Data section —
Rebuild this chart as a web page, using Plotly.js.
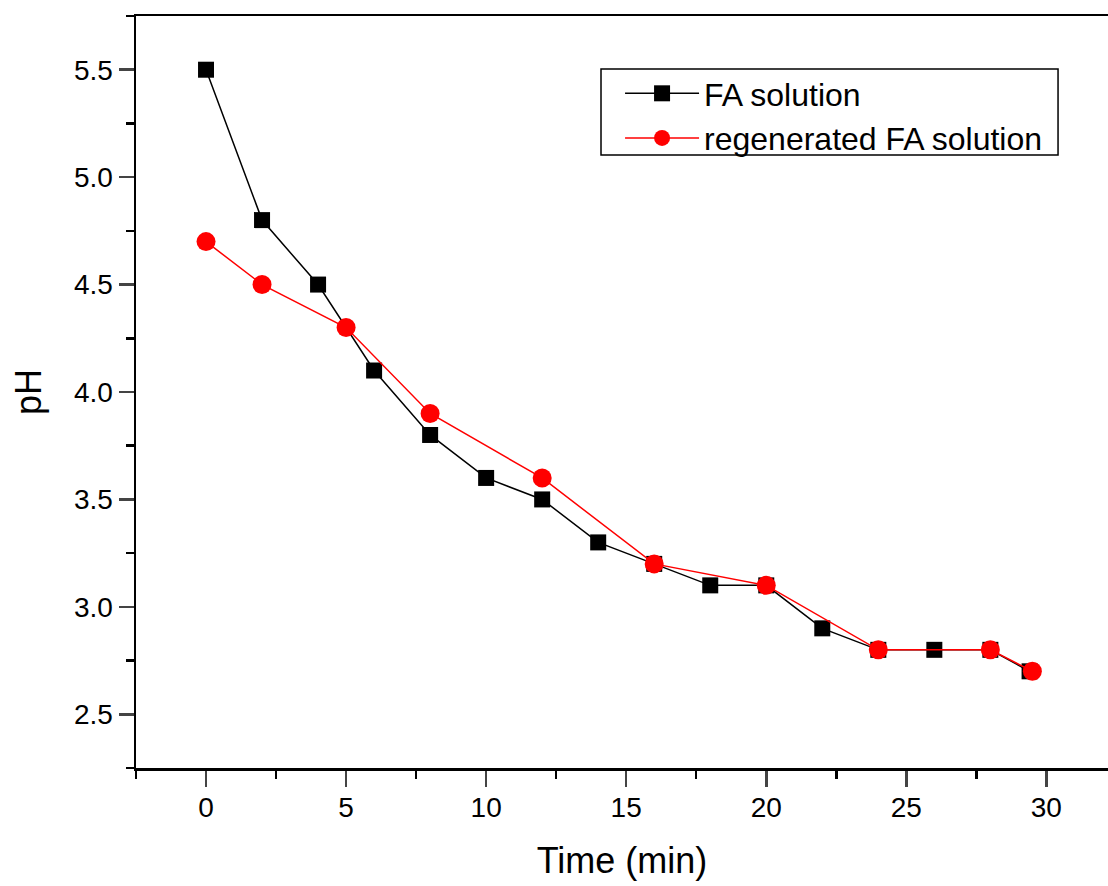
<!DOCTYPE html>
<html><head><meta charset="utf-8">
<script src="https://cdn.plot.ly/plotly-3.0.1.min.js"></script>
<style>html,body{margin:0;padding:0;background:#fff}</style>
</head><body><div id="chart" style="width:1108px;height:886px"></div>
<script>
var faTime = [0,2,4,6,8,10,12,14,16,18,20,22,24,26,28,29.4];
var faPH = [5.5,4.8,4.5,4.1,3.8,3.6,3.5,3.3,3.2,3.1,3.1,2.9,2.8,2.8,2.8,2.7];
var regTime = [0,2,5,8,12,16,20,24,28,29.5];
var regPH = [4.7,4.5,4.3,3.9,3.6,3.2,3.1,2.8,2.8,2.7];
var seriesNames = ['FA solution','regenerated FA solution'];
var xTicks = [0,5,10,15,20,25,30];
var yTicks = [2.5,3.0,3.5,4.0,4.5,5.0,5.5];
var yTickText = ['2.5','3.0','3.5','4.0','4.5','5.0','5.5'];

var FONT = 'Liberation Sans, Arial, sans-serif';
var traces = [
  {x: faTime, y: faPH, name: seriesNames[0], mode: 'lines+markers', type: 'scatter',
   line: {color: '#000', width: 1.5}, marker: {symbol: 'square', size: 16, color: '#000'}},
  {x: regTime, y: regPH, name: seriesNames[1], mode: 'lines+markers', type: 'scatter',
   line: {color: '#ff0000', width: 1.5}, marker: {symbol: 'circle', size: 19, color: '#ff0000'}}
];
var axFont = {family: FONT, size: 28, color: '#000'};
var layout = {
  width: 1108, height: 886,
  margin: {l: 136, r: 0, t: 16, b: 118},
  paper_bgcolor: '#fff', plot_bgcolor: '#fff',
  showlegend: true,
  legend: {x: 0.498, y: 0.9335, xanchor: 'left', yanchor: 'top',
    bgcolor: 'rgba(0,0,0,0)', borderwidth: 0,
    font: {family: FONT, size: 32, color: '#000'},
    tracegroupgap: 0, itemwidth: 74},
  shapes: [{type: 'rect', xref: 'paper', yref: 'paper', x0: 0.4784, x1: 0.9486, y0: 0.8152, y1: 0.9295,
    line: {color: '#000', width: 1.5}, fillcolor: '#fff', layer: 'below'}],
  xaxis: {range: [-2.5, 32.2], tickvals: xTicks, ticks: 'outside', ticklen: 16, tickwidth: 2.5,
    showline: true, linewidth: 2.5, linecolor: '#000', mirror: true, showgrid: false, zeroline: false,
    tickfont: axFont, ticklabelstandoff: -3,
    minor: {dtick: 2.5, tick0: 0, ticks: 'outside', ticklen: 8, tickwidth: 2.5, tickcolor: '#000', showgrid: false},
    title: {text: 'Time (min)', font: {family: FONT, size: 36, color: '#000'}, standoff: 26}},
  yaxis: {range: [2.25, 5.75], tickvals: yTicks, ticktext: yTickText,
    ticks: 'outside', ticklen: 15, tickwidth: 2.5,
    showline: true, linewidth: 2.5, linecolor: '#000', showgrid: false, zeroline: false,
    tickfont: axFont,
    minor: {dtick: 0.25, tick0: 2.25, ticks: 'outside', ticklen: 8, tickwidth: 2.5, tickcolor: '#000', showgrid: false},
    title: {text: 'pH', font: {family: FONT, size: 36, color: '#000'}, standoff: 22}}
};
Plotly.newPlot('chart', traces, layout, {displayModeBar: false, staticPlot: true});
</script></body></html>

Directions — Transcribe the material as is, with images omitted.

Complete response —
Rebuild this chart as a web page, using Plotly.js.
<!DOCTYPE html>
<html><head><meta charset="utf-8">
<script src="https://cdn.plot.ly/plotly-3.0.1.min.js"></script>
<style>html,body{margin:0;padding:0;background:#fff}</style>
</head><body><div id="chart" style="width:1108px;height:886px"></div>
<script>
var faTime = [0,2,4,6,8,10,12,14,16,18,20,22,24,26,28,29.4];
var faPH = [5.5,4.8,4.5,4.1,3.8,3.6,3.5,3.3,3.2,3.1,3.1,2.9,2.8,2.8,2.8,2.7];
var regTime = [0,2,5,8,12,16,20,24,28,29.5];
var regPH = [4.7,4.5,4.3,3.9,3.6,3.2,3.1,2.8,2.8,2.7];
var seriesNames = ['FA solution','regenerated FA solution'];
var xTicks = [0,5,10,15,20,25,30];
var yTicks = [2.5,3.0,3.5,4.0,4.5,5.0,5.5];
var yTickText = ['2.5','3.0','3.5','4.0','4.5','5.0','5.5'];

var FONT = 'Liberation Sans, Arial, sans-serif';
var traces = [
  {x: faTime, y: faPH, name: seriesNames[0], mode: 'lines+markers', type: 'scatter',
   line: {color: '#000', width: 1.5}, marker: {symbol: 'square', size: 16, color: '#000'}},
  {x: regTime, y: regPH, name: seriesNames[1], mode: 'lines+markers', type: 'scatter',
   line: {color: '#ff0000', width: 1.5}, marker: {symbol: 'circle', size: 19, color: '#ff0000'}}
];
var axFont = {family: FONT, size: 28, color: '#000'};
var layout = {
  width: 1108, height: 886,
  margin: {l: 136, r: 0, t: 16, b: 118},
  paper_bgcolor: '#fff', plot_bgcolor: '#fff',
  showlegend: true,
  legend: {x: 0.498, y: 0.9335, xanchor: 'left', yanchor: 'top',
    bgcolor: 'rgba(0,0,0,0)', borderwidth: 0,
    font: {family: FONT, size: 32, color: '#000'},
    tracegroupgap: 0, itemwidth: 74},
  shapes: [{type: 'rect', xref: 'paper', yref: 'paper', x0: 0.4784, x1: 0.9486, y0: 0.8152, y1: 0.9295,
    line: {color: '#000', width: 1.5}, fillcolor: '#fff', layer: 'below'}],
  xaxis: {range: [-2.5, 32.2], tickvals: xTicks, ticks: 'outside', ticklen: 16, tickwidth: 2.5,
    showline: true, linewidth: 2.5, linecolor: '#000', mirror: true, showgrid: false, zeroline: false,
    tickfont: axFont, ticklabelstandoff: -3,
    minor: {dtick: 2.5, tick0: 0, ticks: 'outside', ticklen: 8, tickwidth: 2.5, tickcolor: '#000', showgrid: false},
    title: {text: 'Time (min)', font: {family: FONT, size: 36, color: '#000'}, standoff: 26}},
  yaxis: {range: [2.25, 5.75], tickvals: yTicks, ticktext: yTickText,
    ticks: 'outside', ticklen: 15, tickwidth: 2.5,
    showline: true, linewidth: 2.5, linecolor: '#000', showgrid: false, zeroline: false,
    tickfont: axFont,
    minor: {dtick: 0.25, tick0: 2.25, ticks: 'outside', ticklen: 8, tickwidth: 2.5, tickcolor: '#000', showgrid: false},
    title: {text: 'pH', font: {family: FONT, size: 36, color: '#000'}, standoff: 22}}
};
Plotly.newPlot('chart', traces, layout, {displayModeBar: false, staticPlot: true});
</script></body></html>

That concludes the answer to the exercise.